*Given task:* The listing below must be repeated word for word, with its images excluded.

*Data shown:*
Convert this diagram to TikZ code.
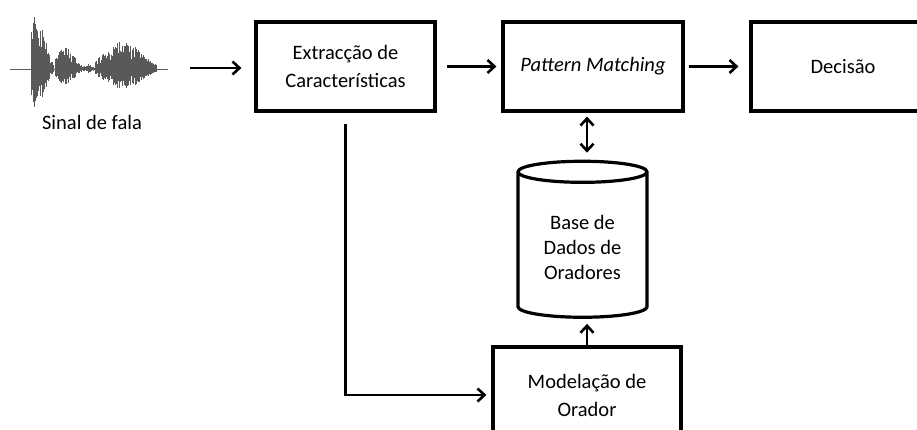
\documentclass[tikz,border=0pt]{standalone}
\usepackage{fontspec}
\setmainfont{Carlito}
\usetikzlibrary{shapes.geometric,arrows.meta}
\begin{document}
\begin{tikzpicture}[x=1pt,y=-1pt,
    blk/.style={draw,line width=3.2pt,minimum width=179pt,minimum height=89pt,align=center,font=\fontsize{20.5}{28}\selectfont},
    flow/.style={line width=2.6pt,-{Straight Barb[length=7pt,width=13pt]}},
    both/.style={line width=2.6pt,{Straight Barb[length=7pt,width=13pt]}-{Straight Barb[length=7pt,width=13pt]}},
    wave/.style={line width=0.4pt,black!65}]
    \clip (0,0) rectangle (917,430);
    % speech signal
    \pgfmathsetseed{7}
    \draw[wave] (10,69) -- (168,69);
    \foreach \c/\w/\a/\s/\e in {37/10/56/31/53, 65/12/21/55/82, 88/5/4/82/95, 122/25/27/95/156}{
      \pgfmathsetmacro\t{\s+0.5}
      \foreach \x in {\s,\t,...,\e}{
        \pgfmathsetmacro\h{\a*exp(-((\x-\c)/\w)^2)*(0.3+0.7*rnd)+1}
        \draw[wave] (\x,{69-\h}) -- (\x,{69+0.72*\h});
      }
    }
    \node[font=\fontsize{20.5}{28}\selectfont] (lbl) at (92,122) {Sinal de fala};
    \coordinate (sig) at (190,68);
    % blocks
    \node[blk] (extr) at (345.5,66.5) {Extracção de\\Características};
    \node[blk,minimum width=180pt] (patt) at (593,66.5) {\textit{Pattern Matching}};
    \node[blk,minimum width=184pt] (dec) at (843,66.5) {Decisão};
    \node[blk,minimum width=188pt,minimum height=96pt] (model) at (587,395) {Modelação de\\Orador};
    \node[draw,cylinder,shape border rotate=90,aspect=0.25,minimum width=129pt,minimum height=156pt,
      line width=3.2pt,align=center,font=\fontsize{20.5}{25}\selectfont] (base) at (582.5,247) {Base de\\Dados de\\Oradores};
    % connectors
    \draw[flow,shorten >=13pt] (sig) -- (sig -| extr.west);
    \draw[flow,shorten <=10pt,shorten >=5pt] (extr) -- (patt);
    \draw[flow,shorten <=4pt,shorten >=11pt] (patt) -- (dec);
    \draw[both,shorten <=4pt,shorten >=7pt] (patt.south -| model) -- (base.north -| model);
    \draw[flow,shorten >=5pt] (model.north) -- (base.south -| model.north);
    \draw[flow,shorten <=11pt,shorten >=5pt] (extr.south) |- (model.west);
\end{tikzpicture}
\end{document}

*Task output:*
Convert this diagram to TikZ code.
\documentclass[tikz,border=0pt]{standalone}
\usepackage{fontspec}
\setmainfont{Carlito}
\usetikzlibrary{shapes.geometric,arrows.meta}
\begin{document}
\begin{tikzpicture}[x=1pt,y=-1pt,
    blk/.style={draw,line width=3.2pt,minimum width=179pt,minimum height=89pt,align=center,font=\fontsize{20.5}{28}\selectfont},
    flow/.style={line width=2.6pt,-{Straight Barb[length=7pt,width=13pt]}},
    both/.style={line width=2.6pt,{Straight Barb[length=7pt,width=13pt]}-{Straight Barb[length=7pt,width=13pt]}},
    wave/.style={line width=0.4pt,black!65}]
    \clip (0,0) rectangle (917,430);
    % speech signal
    \pgfmathsetseed{7}
    \draw[wave] (10,69) -- (168,69);
    \foreach \c/\w/\a/\s/\e in {37/10/56/31/53, 65/12/21/55/82, 88/5/4/82/95, 122/25/27/95/156}{
      \pgfmathsetmacro\t{\s+0.5}
      \foreach \x in {\s,\t,...,\e}{
        \pgfmathsetmacro\h{\a*exp(-((\x-\c)/\w)^2)*(0.3+0.7*rnd)+1}
        \draw[wave] (\x,{69-\h}) -- (\x,{69+0.72*\h});
      }
    }
    \node[font=\fontsize{20.5}{28}\selectfont] (lbl) at (92,122) {Sinal de fala};
    \coordinate (sig) at (190,68);
    % blocks
    \node[blk] (extr) at (345.5,66.5) {Extracção de\\Características};
    \node[blk,minimum width=180pt] (patt) at (593,66.5) {\textit{Pattern Matching}};
    \node[blk,minimum width=184pt] (dec) at (843,66.5) {Decisão};
    \node[blk,minimum width=188pt,minimum height=96pt] (model) at (587,395) {Modelação de\\Orador};
    \node[draw,cylinder,shape border rotate=90,aspect=0.25,minimum width=129pt,minimum height=156pt,
      line width=3.2pt,align=center,font=\fontsize{20.5}{25}\selectfont] (base) at (582.5,247) {Base de\\Dados de\\Oradores};
    % connectors
    \draw[flow,shorten >=13pt] (sig) -- (sig -| extr.west);
    \draw[flow,shorten <=10pt,shorten >=5pt] (extr) -- (patt);
    \draw[flow,shorten <=4pt,shorten >=11pt] (patt) -- (dec);
    \draw[both,shorten <=4pt,shorten >=7pt] (patt.south -| model) -- (base.north -| model);
    \draw[flow,shorten >=5pt] (model.north) -- (base.south -| model.north);
    \draw[flow,shorten <=11pt,shorten >=5pt] (extr.south) |- (model.west);
\end{tikzpicture}
\end{document}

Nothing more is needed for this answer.